Crude futures shed over 4% in midday trading on Monday as markets assessed the US-Iran agreement and plans to fully reopen the Strait of Hormuz, which President Donald Trump said would operate on a "toll-free" basis.
Front-month West Texas Intermediate crude futures fell 5.10% to $80.54 per barrel, while Brent futures declined 4.72% to $83.21/bbl.
US President Donald Trump said the deal with Iran is "all signed, and the Strait is already partially opened," adding that the waterway will be fully operational by Friday. The official signing is expected to take place in Switzerland on Friday.
Trump made the remarks while appearing alongside French President Emmanuel Macron at the Group of Seven or G7 Summit in France.
During a bilateral meeting with French President Emmanuel Macron, Trump pointed to the decline in crude prices, saying, "... oil has taken its biggest plunge... we're getting close to the numbers we were before it all started..."
Trump said mine-clearing operations are advancing, adding, "We'll have all the mines knocked out for the most," before the Strait of Hormuz fully reopens on Friday.
Trump added that shipping traffic will move through the Strait of Hormuz without charges, describing the waterway as "toll-free."
Oil prices declined after the recent developments as traders expected additional supply to enter the market following progress in US-Iran talks and plans to reopen the Strait of Hormuz.
Daniel Hynes, senior commodity strategist at ANZ Bank, said roughly 127 oil tankers remain inside the Persian Gulf and dozens more vessels are waiting near the strait.

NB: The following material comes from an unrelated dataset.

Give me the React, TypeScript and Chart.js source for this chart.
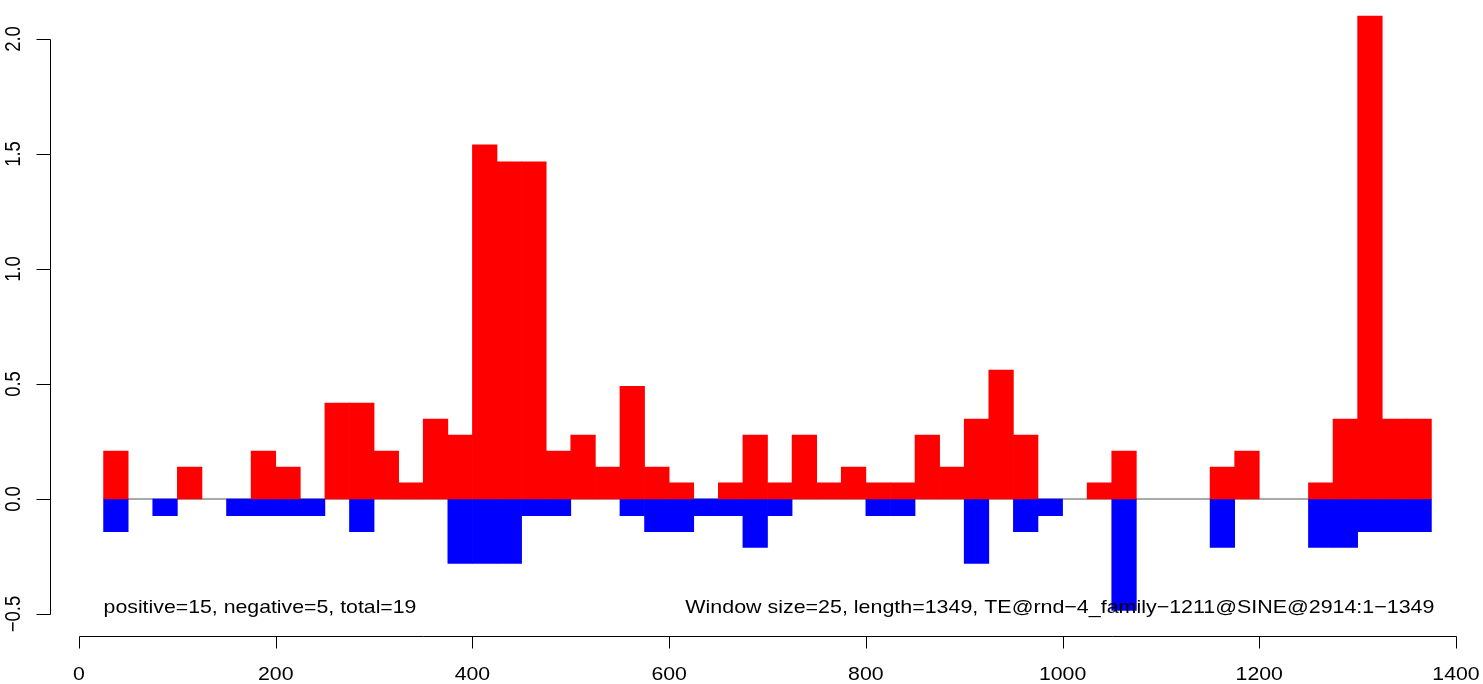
import React, { useEffect, useRef } from "react";
import { Chart, registerables } from "chart.js";

Chart.register(...registerables);

// Window start positions (window size = 25)
const windowStarts = [
  25, 50, 75, 100, 125, 150, 175, 200, 225, 250, 275, 300, 325, 350, 375, 400, 425, 450,
  475, 500, 525, 550, 575, 600, 625, 650, 675, 700, 725, 750, 775, 800, 825, 850, 875, 900,
  925, 950, 975, 1000, 1025, 1050, 1075, 1100, 1125, 1150, 1175, 1200, 1225, 1250, 1275, 1300,
  1325, 1350,
];
const windowSize = 25;

const positiveValues = [
  0.208, 0, 0, 0.139, 0, 0, 0.208, 0.139, 0, 0.417, 0.417, 0.208, 0.07, 0.347, 0.278, 1.54, 1.466, 1.466,
  0.208, 0.278, 0.139, 0.49, 0.139, 0.07, 0, 0.07, 0.278, 0.07, 0.278, 0.07, 0.139, 0.07, 0.07, 0.278, 0.139, 0.347,
  0.56, 0.278, 0, 0, 0.07, 0.208, 0, 0, 0, 0.139, 0.208, 0, 0, 0.07, 0.347, 2.1,
  0.347, 0.347,
];
const negativeValues = [
  -0.142, 0, -0.072, 0, 0, -0.072, -0.072, -0.072, -0.072, 0, -0.142, 0, 0, 0, -0.28, -0.28, -0.28, -0.072,
  -0.072, 0, 0, -0.072, -0.142, -0.142, -0.072, -0.072, -0.21, -0.072, 0, 0, 0, -0.072, -0.072, 0, 0, -0.28,
  0, -0.142, -0.072, 0, 0, -0.484, 0, 0, 0, -0.21, 0, 0, 0, -0.21, -0.21, -0.142,
  -0.142, -0.142,
];

const xTicks = [0, 200, 400, 600, 800, 1000, 1200, 1400];
const xTickLabels = ["0", "200", "400", "600", "800", "1000", "1200", "1400"];
const yTicks = [-0.5, 0, 0.5, 1, 1.5, 2];
const yTickLabels = ["\u22120.5", "0.0", "0.5", "1.0", "1.5", "2.0"];

const leftNote = "positive=15, negative=5, total=19";
const rightNote = "Window size=25, length=1349, TE@rnd\u22124_family\u22121211@SINE@2914:1\u22121349";

const FONT = '18.5px "Liberation Sans", Arial, Helvetica, sans-serif';
const STRETCH = 1.15;

const rAxesPlugin = {
  id: "rAxes",
  afterDraw(chart: any) {
    const ctx = chart.ctx as CanvasRenderingContext2D;
    const xs = chart.scales.x;
    const ys = chart.scales.y;
    ctx.save();
    ctx.strokeStyle = "#000";
    ctx.fillStyle = "#000";
    ctx.lineWidth = 1;
    ctx.font = FONT;

    // Y axis
    const axX = 50.5;
    const y0 = Math.round(ys.getPixelForValue(yTicks[0])) + 0.5;
    const y1 = Math.round(ys.getPixelForValue(yTicks[yTicks.length - 1])) + 0.5;
    ctx.beginPath();
    ctx.moveTo(axX, y0);
    ctx.lineTo(axX, y1);
    yTicks.forEach((v) => {
      const py = Math.round(ys.getPixelForValue(v)) + 0.5;
      ctx.moveTo(axX, py);
      ctx.lineTo(axX - 14, py);
    });
    ctx.stroke();
    yTicks.forEach((v, i) => {
      const py = ys.getPixelForValue(v);
      ctx.save();
      ctx.translate(20, py);
      ctx.rotate(-Math.PI / 2);
      ctx.scale(1, STRETCH);
      ctx.textAlign = "center";
      ctx.textBaseline = "alphabetic";
      ctx.fillText(yTickLabels[i], 0, 0);
      ctx.restore();
    });

    // X axis
    const axY = 636.5;
    const xa = Math.round(xs.getPixelForValue(xTicks[0])) + 0.5;
    const xb = Math.round(xs.getPixelForValue(xTicks[xTicks.length - 1])) + 0.5;
    ctx.beginPath();
    ctx.moveTo(xa, axY);
    ctx.lineTo(xb, axY);
    xTicks.forEach((v) => {
      const px = Math.round(xs.getPixelForValue(v)) + 0.5;
      ctx.moveTo(px, axY);
      ctx.lineTo(px, axY + 12);
    });
    ctx.stroke();
    xTicks.forEach((v, i) => {
      const px = xs.getPixelForValue(v);
      ctx.save();
      ctx.translate(px, 680);
      ctx.scale(STRETCH, 1);
      ctx.textAlign = "center";
      ctx.textBaseline = "alphabetic";
      ctx.fillText(xTickLabels[i], 0, 0);
      ctx.restore();
    });

    // Notes
    const firstX = xs.getPixelForValue(windowStarts[0]);
    const lastX = xs.getPixelForValue(windowStarts[windowStarts.length - 1] + windowSize);
    ctx.save();
    ctx.translate(firstX, 613);
    ctx.scale(STRETCH, 1);
    ctx.textAlign = "left";
    ctx.fillText(leftNote, 0, 0);
    ctx.restore();
    ctx.save();
    ctx.translate(lastX + 3, 613);
    ctx.scale(STRETCH * 1.007, 1);
    ctx.textAlign = "right";
    ctx.fillText(rightNote, 0, 0);
    ctx.restore();

    ctx.restore();
  },
};

export default function App() {
  const ref = useRef<HTMLCanvasElement | null>(null);

  useEffect(() => {
    if (!ref.current) return;
    const centers = windowStarts.map((s) => s + windowSize / 2);
    const chart = new Chart(ref.current, {
      type: "bar",
      data: {
        datasets: [
          {
            type: "line",
            data: [
              { x: windowStarts[0], y: 0 },
              { x: windowStarts[windowStarts.length - 1] + windowSize, y: 0 },
            ],
            borderColor: "#555555",
            borderWidth: 1,
            pointRadius: 0,
            order: 5,
          } as any,
          {
            type: "bar",
            data: centers.map((c, i) => ({ x: c, y: positiveValues[i] === 0 ? null : positiveValues[i] })),
            backgroundColor: "#FF0000",
            borderWidth: 0,
            barPercentage: 1,
            categoryPercentage: 1,
            grouped: false,
            order: 1,
          } as any,
          {
            type: "bar",
            data: centers.map((c, i) => ({ x: c, y: negativeValues[i] === 0 ? null : negativeValues[i] })),
            backgroundColor: "#0000FF",
            borderWidth: 0,
            barPercentage: 1,
            categoryPercentage: 1,
            grouped: false,
            order: 2,
          } as any,
        ],
      },
      options: {
        responsive: false,
        animation: false,
        devicePixelRatio: 1,
        layout: { padding: { left: 79, right: 27, top: 4.5, bottom: 47 } },
        plugins: { legend: { display: false }, tooltip: { enabled: false } },
        scales: {
          x: { type: "linear", min: 0, max: 1400, offset: false, display: false },
          y: { type: "linear", min: -0.6, max: 2.15, display: false },
        },
      },
      plugins: [rAxesPlugin],
    });
    return () => chart.destroy();
  }, []);

  return (
    <div style={{ position: "fixed", left: 0, top: 0, width: 1483, height: 684, background: "#fff" }}>
      <canvas ref={ref} width={1483} height={684} style={{ display: "block", width: 1483, height: 684 }} />
    </div>
  );
}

Hynes added that shipowners continue to adopt a wait-and-see approach.
Traders are preparing for a supply surge from tankers stranded in the Persian Gulf, although the extent of further declines in crude prices will depend on inventory rebuilding, production restarts, demand conditions and the speed of supply-chain normalization, according to Saxo Bank.
Freight participants remain cautious despite the proposed reopening, with many seeking stronger security guarantees before returning vessels to the region.
Sheel Bhattacharjee, head of freight pricing at Argus Media, said market participants remain doubtful that a "sustained and meaningful return of ships through the strait" will occur anytime soon.
Bhattacharjee added that many shipowners may "remain in lower-risk regions out of the Mideast Gulf" rather than return immediately, as they continue to prioritize security and wait for stronger cargo demand.
Benedict George, head of refined product pricing at Argus Media, said oil product supplies to Europe, Africa and Asia could recover within six weeks if the Strait of Hormuz remains open, although Europe is unlikely to see immediate physical supply relief.
Cyril Widdershoven, senior advisor at Blue Water Strategy, said the agreement appears to be a temporary political arrangement rather than a lasting settlement, adding that it should not be viewed as a "comprehensive peace agreement" because key regional and strategic disputes remain unresolved.